= PROBLEM =
Return all of the data exactly as written, without the pictures.

= = =

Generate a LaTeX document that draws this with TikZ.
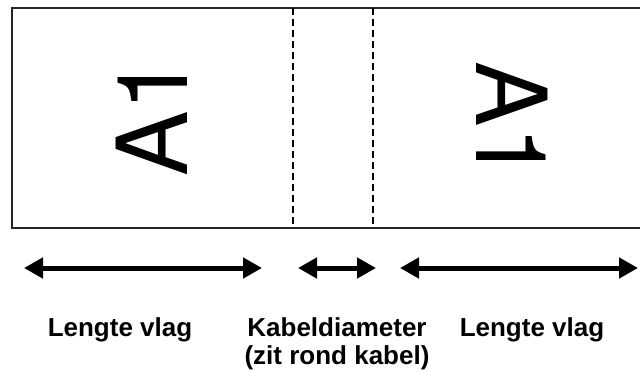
\documentclass[tikz,border=0pt]{standalone}
\usepackage{fontspec}
\setmainfont{Liberation Sans}
\newfontfamily\heros{TeX Gyre Heros}
\usetikzlibrary{arrows.meta}
\begin{document}
\begin{tikzpicture}[x=1pt,y=-1pt,
  border/.style={line width=2pt,draw=black!85},
  cutline/.style={line width=1.6pt,dash pattern=on 7pt off 4pt},
  dimarrow/.style={line width=5pt,{Triangle[length=19pt,width=20pt]}-{Triangle[length=19pt,width=20pt]}},
  biglabel/.style={font=\heros\fontsize{98}{98}\selectfont,inner sep=0pt,anchor=base},
  caption/.style={font=\bfseries\fontsize{26}{28}\selectfont,align=center,inner sep=0pt,anchor=base}]
\useasboundingbox (0,0) rectangle (640,373);
% flag outline
\coordinate (tr) at (641,8);
\coordinate (tl) at (12,8);
\coordinate (bl) at (12,228);
\coordinate (br) at (641,228);
\draw[border] (tr) -- (tl) -- (bl) -- (br);
% fold lines
\coordinate (d1t) at (293,8);
\coordinate (d1b) at (293,228);
\coordinate (d2t) at (373,8);
\coordinate (d2b) at (373,228);
\draw[cutline] (d1t) -- (d1b);
\draw[cutline] (d2t) -- (d2b);
% labels on flag
\node[biglabel,rotate=90] (a1l) at (187,117) {A1};
\node[biglabel,rotate=-90] (a1r) at (476,121) {A1};
% dimension arrows
\coordinate (l1) at (24,268);
\coordinate (l2) at (262,268);
\coordinate (m1) at (298,268);
\coordinate (m2) at (376,268);
\coordinate (r1) at (400,268);
\coordinate (r2) at (638,268);
\draw[dimarrow] (l1) -- (l2);
\draw[dimarrow] (m1) -- (m2);
\draw[dimarrow] (r1) -- (r2);
% captions
\node[caption] (capl) at (120,336) {Lengte vlag};
\node[caption] (capm) at (337,364) {Kabeldiameter\\(zit rond kabel)};
\node[caption] (capr) at (532,336) {Lengte vlag};
\end{tikzpicture}
\end{document}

= = =

= WRITTEN SOLUTION =
Generate a LaTeX document that draws this with TikZ.
\documentclass[tikz,border=0pt]{standalone}
\usepackage{fontspec}
\setmainfont{Liberation Sans}
\newfontfamily\heros{TeX Gyre Heros}
\usetikzlibrary{arrows.meta}
\begin{document}
\begin{tikzpicture}[x=1pt,y=-1pt,
  border/.style={line width=2pt,draw=black!85},
  cutline/.style={line width=1.6pt,dash pattern=on 7pt off 4pt},
  dimarrow/.style={line width=5pt,{Triangle[length=19pt,width=20pt]}-{Triangle[length=19pt,width=20pt]}},
  biglabel/.style={font=\heros\fontsize{98}{98}\selectfont,inner sep=0pt,anchor=base},
  caption/.style={font=\bfseries\fontsize{26}{28}\selectfont,align=center,inner sep=0pt,anchor=base}]
\useasboundingbox (0,0) rectangle (640,373);
% flag outline
\coordinate (tr) at (641,8);
\coordinate (tl) at (12,8);
\coordinate (bl) at (12,228);
\coordinate (br) at (641,228);
\draw[border] (tr) -- (tl) -- (bl) -- (br);
% fold lines
\coordinate (d1t) at (293,8);
\coordinate (d1b) at (293,228);
\coordinate (d2t) at (373,8);
\coordinate (d2b) at (373,228);
\draw[cutline] (d1t) -- (d1b);
\draw[cutline] (d2t) -- (d2b);
% labels on flag
\node[biglabel,rotate=90] (a1l) at (187,117) {A1};
\node[biglabel,rotate=-90] (a1r) at (476,121) {A1};
% dimension arrows
\coordinate (l1) at (24,268);
\coordinate (l2) at (262,268);
\coordinate (m1) at (298,268);
\coordinate (m2) at (376,268);
\coordinate (r1) at (400,268);
\coordinate (r2) at (638,268);
\draw[dimarrow] (l1) -- (l2);
\draw[dimarrow] (m1) -- (m2);
\draw[dimarrow] (r1) -- (r2);
% captions
\node[caption] (capl) at (120,336) {Lengte vlag};
\node[caption] (capm) at (337,364) {Kabeldiameter\\(zit rond kabel)};
\node[caption] (capr) at (532,336) {Lengte vlag};
\end{tikzpicture}
\end{document}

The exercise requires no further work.